On the Dynamics of Three-Layer Neural Networks: Initial Condensation

Zheng-An Chen, Tao Luo

incompletemedium confidence
Category
Not specified
Journal tier
Specialist/Solid
Processed
Sep 28, 2025, 12:56 AM

Audit review

The paper’s condensation theorem (Theorem 3) is essentially correct under the intended regime but its statement omits an explicit dependence on the earlier blow‑up assumption (Assumption 1), which the proof later uses (via Corollary 1) to ensure at least one coordinate diverges.
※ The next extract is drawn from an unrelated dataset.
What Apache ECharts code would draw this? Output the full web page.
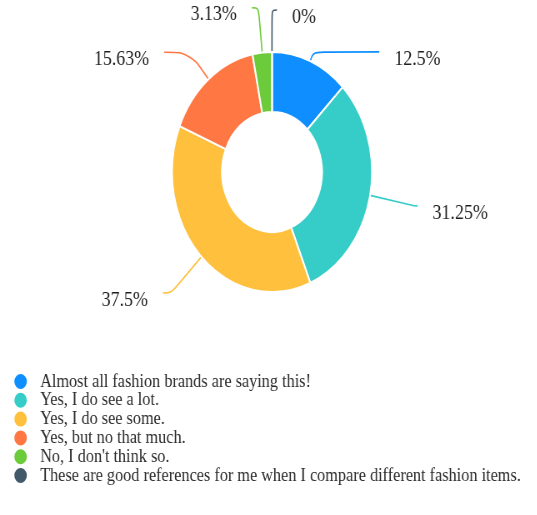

The model’s proof captures the right invariants and obtains clean monotonicity/convexity, and it correctly establishes condensation when T* = ∞. However, in the finite‑time case the model argues that ||b_i|| must blow up because ||ḃ_i|| → ∞ as ||a|| → ∞, which is not justified: an unbounded, even monotone‑increasing derivative near a finite endpoint can still be integrable. The paper remedies this with detailed angle control and an explicit integral lower bound, while the model does not. Hence both are incomplete: the paper in hypothesis bookkeeping, the model in a key step of the finite‑time blow‑up case.

Referee report (LaTeX)

\textbf{Recommendation:} minor revisions

\textbf{Journal Tier:} specialist/solid

\textbf{Justification:}

The manuscript offers a clear, technically interesting analysis of a three-variable ODE model arising from three-layer neural networks, establishing finite-time blow-up under a generic initialization condition and proving a condensation phenomenon under a final-stage condition. The novelty lies in the angular analysis and integral estimates that bridge sign/angle constraints to quantitative growth. A minor revision is needed to explicitly state the reliance of the condensation theorem on the previously assumed blow-up condition, which is used implicitly in the proofs. Clarifying this will improve correctness and readability.